In the end, we were able to merge the single-context-focused maps into one Master Map to Rule Them All. We looked at it and... decided that it was unreadable. We had to do some more iterations.

First of all, we've removed the Separate Ways relationships. In the end, if you're going Separate Ways, it's as if there were No Relationship.

Secondly, we've removed a few Contexts, because they were: a. separated by a well-designed Open Host Service, b. not stable, or c. not clear enough. This allowed us to go down to 9 Contexts instead of 12.

That's the result: 

Ok, now it looked better, but we were still not fully satisfied because it was hard to draw some conclusions about our system based on it. It should be most of all useful to us, not only pretty, right?

Thus, one last step was to split the Master Map again into three smaller ones, which would show just one particular relationship - Partnership, Conformist, or Customer/Supplier. Thanks to that we could see clearly where we have dependencies between the Contexts and which Contexts require special communication between the owners. 

It took us a while, but finally, we had the Context Map that we wanted.

Conclusion

The process of drawing a Context Map isn't as easy as it might seem in the Blue Book and the Red Book. It requires defining the Bounded Contexts and then applying the ambiguous definitions for the relationships between them.

In the book the process is simplified, because the authors focus on a few Contexts at a time. It's completely understandable as their goal was to introduce concepts, not to show how it would look in a real-life scenario.

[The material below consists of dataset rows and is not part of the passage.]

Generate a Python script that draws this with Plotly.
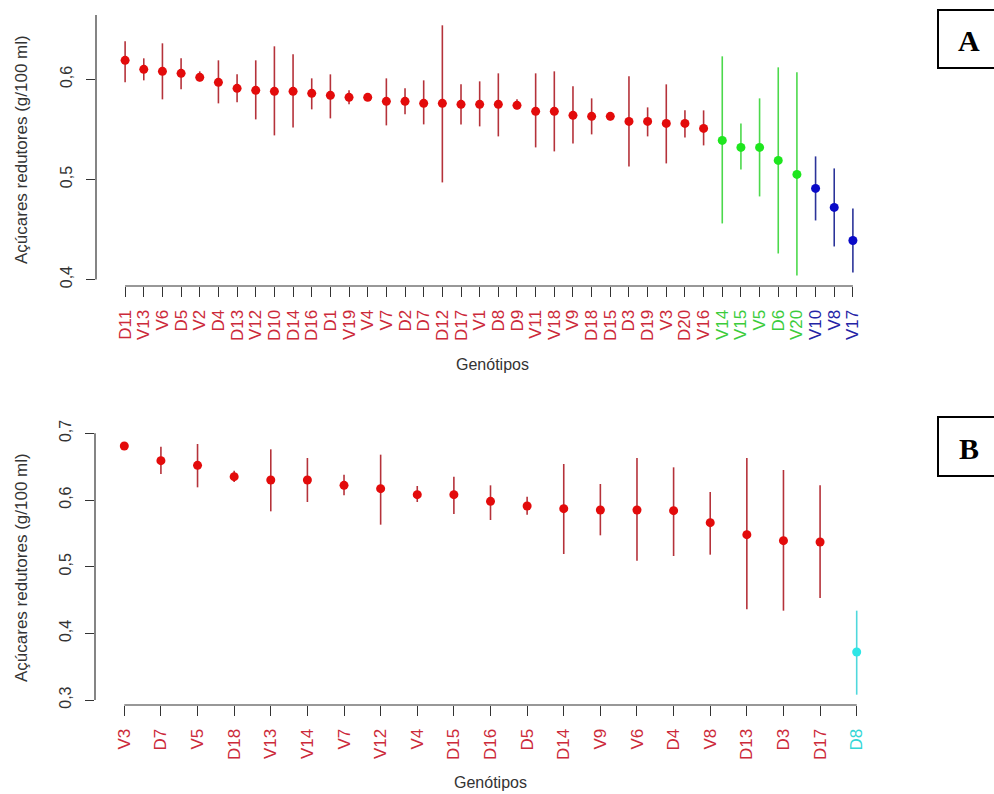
import plotly.graph_objects as go

# ---------------- data ----------------
genotypes_a = ["D11", "V13", "V6", "D5", "V2", "D4", "D13", "V12", "D10", "D14",
               "D16", "D1", "V19", "V4", "V7", "D2", "D7", "D12", "D17", "V1",
               "D8", "D9", "V11", "V18", "V9", "D18", "D15", "D3", "D19", "V3",
               "D20", "V16", "V14", "V15", "V5", "D6", "V20", "V10", "V8", "V17"]
mean_a = [0.619, 0.610, 0.608, 0.606, 0.602, 0.597, 0.591, 0.589, 0.588, 0.588,
          0.586, 0.584, 0.582, 0.582, 0.578, 0.578, 0.576, 0.576, 0.575, 0.575,
          0.575, 0.574, 0.568, 0.568, 0.564, 0.563, 0.563, 0.558, 0.558, 0.556,
          0.556, 0.551, 0.539, 0.532, 0.532, 0.519, 0.505, 0.491, 0.472, 0.439]
upper_a = [0.638, 0.621, 0.636, 0.621, 0.608, 0.619, 0.605, 0.619, 0.633, 0.625,
           0.601, 0.605, 0.589, 0.585, 0.601, 0.591, 0.599, 0.654, 0.595, 0.598,
           0.606, 0.580, 0.606, 0.608, 0.593, 0.581, 0.566, 0.603, 0.572, 0.595,
           0.569, 0.569, 0.623, 0.556, 0.581, 0.612, 0.607, 0.523, 0.511, 0.471]
lower_a = [0.597, 0.599, 0.580, 0.590, 0.598, 0.576, 0.577, 0.560, 0.544, 0.552,
           0.570, 0.561, 0.575, 0.579, 0.554, 0.565, 0.555, 0.497, 0.555, 0.553,
           0.543, 0.570, 0.532, 0.528, 0.536, 0.545, 0.559, 0.513, 0.543, 0.516,
           0.542, 0.534, 0.456, 0.510, 0.483, 0.426, 0.404, 0.459, 0.433, 0.407]
group_a = ["a"] * 32 + ["b"] * 5 + ["c"] * 3

genotypes_b = ["V3", "D7", "V5", "D18", "V13", "V14", "V7", "V12", "V4", "D15",
               "D16", "D5", "D14", "V9", "V6", "D4", "V8", "D13", "D3", "D17", "D8"]
mean_b = [0.681, 0.659, 0.652, 0.635, 0.630, 0.630, 0.622, 0.617, 0.608, 0.608,
          0.598, 0.591, 0.587, 0.585, 0.585, 0.584, 0.566, 0.548, 0.539, 0.537, 0.372]
upper_b = [0.682, 0.680, 0.684, 0.644, 0.676, 0.663, 0.638, 0.668, 0.621, 0.635,
           0.622, 0.605, 0.654, 0.624, 0.663, 0.649, 0.612, 0.663, 0.645, 0.622, 0.434]
lower_b = [0.680, 0.639, 0.619, 0.627, 0.583, 0.597, 0.607, 0.563, 0.597, 0.579,
           0.570, 0.578, 0.519, 0.547, 0.509, 0.516, 0.518, 0.436, 0.434, 0.453, 0.308]
group_b = ["a"] * 20 + ["d"]

yticks_a = [0.4, 0.5, 0.6]
yticks_b = [0.3, 0.4, 0.5, 0.6, 0.7]
ylabel = "Açúcares redutores (g/100 ml)"
xlabel = "Genótipos"

# ---------------- style ----------------
W, H = 994, 794
point_col = {"a": "#e30b0b", "b": "#1ee61e", "c": "#0a0ac8", "d": "#2ee6e6"}
bar_col = {"a": "#b5323a", "b": "#4cd94c", "c": "#2b3399", "d": "#4fd8dc"}
label_col = {"a": "#cc2a3a", "b": "#3ccc3c", "c": "#2424a6", "d": "#33d6d6"}
FONT = "Liberation Sans, Arial, sans-serif"
AXC = "#333333"


def px_x(p):
    return p / W


def px_y(p):
    return (H - p) / H


fig = go.Figure()


def add_panel(genos, means, ups, los, groups, xa, ya):
    for g in sorted(set(groups)):
        idx = [i for i, gg in enumerate(groups) if gg == g]
        fig.add_trace(go.Scatter(
            x=idx,
            y=[means[i] for i in idx],
            mode="markers",
            marker=dict(color=point_col[g], size=9, line=dict(width=0)),
            error_y=dict(type="data", symmetric=False,
                         array=[ups[i] - means[i] for i in idx],
                         arrayminus=[means[i] - los[i] for i in idx],
                         color=bar_col[g], thickness=1.6, width=0),
            xaxis=xa, yaxis=ya, showlegend=False, hoverinfo="skip"))


add_panel(genotypes_a, mean_a, upper_a, lower_a, group_a, "x", "y")
add_panel(genotypes_b, mean_b, upper_b, lower_b, group_b, "x2", "y2")

ticktext_a = [f"<span style='color:{label_col[g]}'>{t}</span>" for t, g in zip(genotypes_a, group_a)]
ticktext_b = [f"<span style='color:{label_col[g]}'>{t}</span>" for t, g in zip(genotypes_b, group_b)]

na, nb = len(genotypes_a), len(genotypes_b)
pad_a, pad_b = 0.04 * (na - 1), 0.04 * (nb - 1)

xcommon = dict(showgrid=False, zeroline=False, showline=False, ticks="outside",
               ticklen=10, tickwidth=1, tickcolor=AXC, tickangle=-90,
               tickfont=dict(family=FONT, size=17), ticklabelstandoff=6,
               fixedrange=True, automargin=False)
ycommon = dict(showgrid=False, zeroline=False, showline=False, ticks="outside",
               ticklen=9, tickwidth=1, tickcolor=AXC, tickangle=-90,
               tickfont=dict(family=FONT, size=16, color="#333333"),
               ticklabelstandoff=8, fixedrange=True, automargin=False)

fig.update_layout(
    template="none",
    width=W, height=H, autosize=False,
    margin=dict(l=0, r=0, t=0, b=0, pad=0),
    paper_bgcolor="white", plot_bgcolor="white",
    xaxis=dict(domain=[px_x(96), px_x(882)], range=[-pad_a, na - 1 + pad_a],
               tickmode="array", tickvals=list(range(na)), ticktext=ticktext_a,
               anchor="y", **xcommon),
    yaxis=dict(domain=[px_y(286), px_y(15)], range=[0.3935, 0.6643],
               tickmode="array", tickvals=yticks_a,
               ticktext=[f"{v:.1f}".replace(".", ",") for v in yticks_a],
               anchor="x", **ycommon),
    xaxis2=dict(domain=[px_x(95), px_x(886)], range=[-pad_b, nb - 1 + pad_b],
                tickmode="array", tickvals=list(range(nb)), ticktext=ticktext_b,
                anchor="y2", **xcommon),
    yaxis2=dict(domain=[px_y(705), px_y(433)], range=[0.2925, 0.7005],
                tickmode="array", tickvals=yticks_b,
                ticktext=[f"{v:.1f}".replace(".", ",") for v in yticks_b],
                anchor="x2", **ycommon),
)

# axis lines (R style: spanning ticks only / clipped to plot region)
shapes = [
    dict(type="line", xref="x", yref="y domain", x0=0, x1=na - 1, y0=0, y1=0,
         line=dict(color=AXC, width=1.2)),
    dict(type="line", xref="x domain", yref="y", x0=0, x1=0, y0=yticks_a[0], y1=0.6643,
         line=dict(color=AXC, width=1.2)),
    dict(type="line", xref="x2", yref="y2 domain", x0=0, x1=nb - 1, y0=0, y1=0,
         line=dict(color=AXC, width=1.2)),
    dict(type="line", xref="x2 domain", yref="y2", x0=0, x1=0, y0=yticks_b[0], y1=yticks_b[-1],
         line=dict(color=AXC, width=1.2)),
    dict(type="rect", xref="paper", yref="paper", x0=px_x(938), x1=px_x(1000),
         y0=px_y(68), y1=px_y(10), line=dict(color="black", width=2)),
    dict(type="rect", xref="paper", yref="paper", x0=px_x(938), x1=px_x(1000),
         y0=px_y(476), y1=px_y(417), line=dict(color="black", width=2)),
]
fig.update_layout(shapes=shapes)

ann_common = dict(xref="paper", yref="paper", showarrow=False,
                  xanchor="center", yanchor="middle")
ann = [
    dict(text="<b>A</b>", x=px_x(969), y=px_y(40),
         font=dict(family="Liberation Serif, Times New Roman, serif", size=30, color="black"), **ann_common),
    dict(text="<b>B</b>", x=px_x(969), y=px_y(448),
         font=dict(family="Liberation Serif, Times New Roman, serif", size=30, color="black"), **ann_common),
    dict(text=ylabel, x=px_x(21), y=px_y(150), textangle=-90,
         font=dict(family=FONT, size=17, color="#333333"), **ann_common),
    dict(text=ylabel, x=px_x(21), y=px_y(568), textangle=-90,
         font=dict(family=FONT, size=17, color="#333333"), **ann_common),
    dict(text=xlabel, x=px_x(492), y=px_y(365),
         font=dict(family=FONT, size=16, color="#333333"), **ann_common),
    dict(text=xlabel, x=px_x(490), y=px_y(782),
         font=dict(family=FONT, size=16, color="#333333"), **ann_common),
]
fig.update_layout(annotations=ann)

fig.write_html("out.html")
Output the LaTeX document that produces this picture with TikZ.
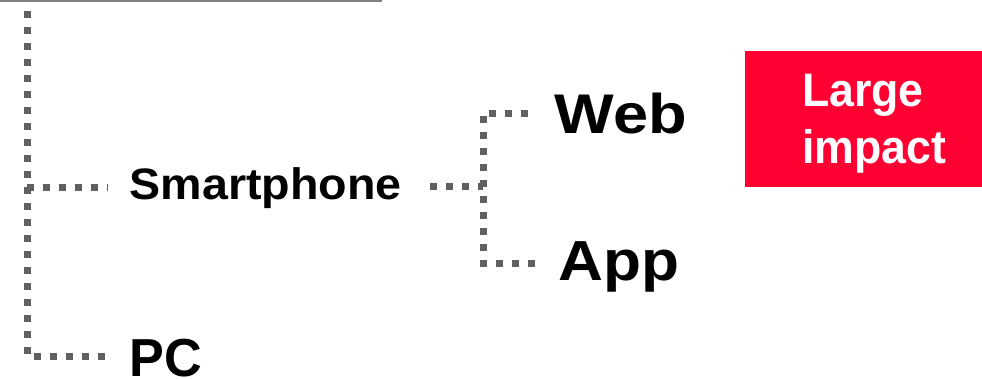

The question you might be asking at this point is - was it worth it? Is the Context Map useful to us?

In my team it is. It helps us plan the next Tech initiatives, to bring our system to the state in which Contexts are separated from each other in the code. More than once, it was used as a point of reference during code reviews, when we had doubts about where some concepts belonged. To me personally, it gave me an understanding of the system and a confidence to reason about it from the Domain model perspective.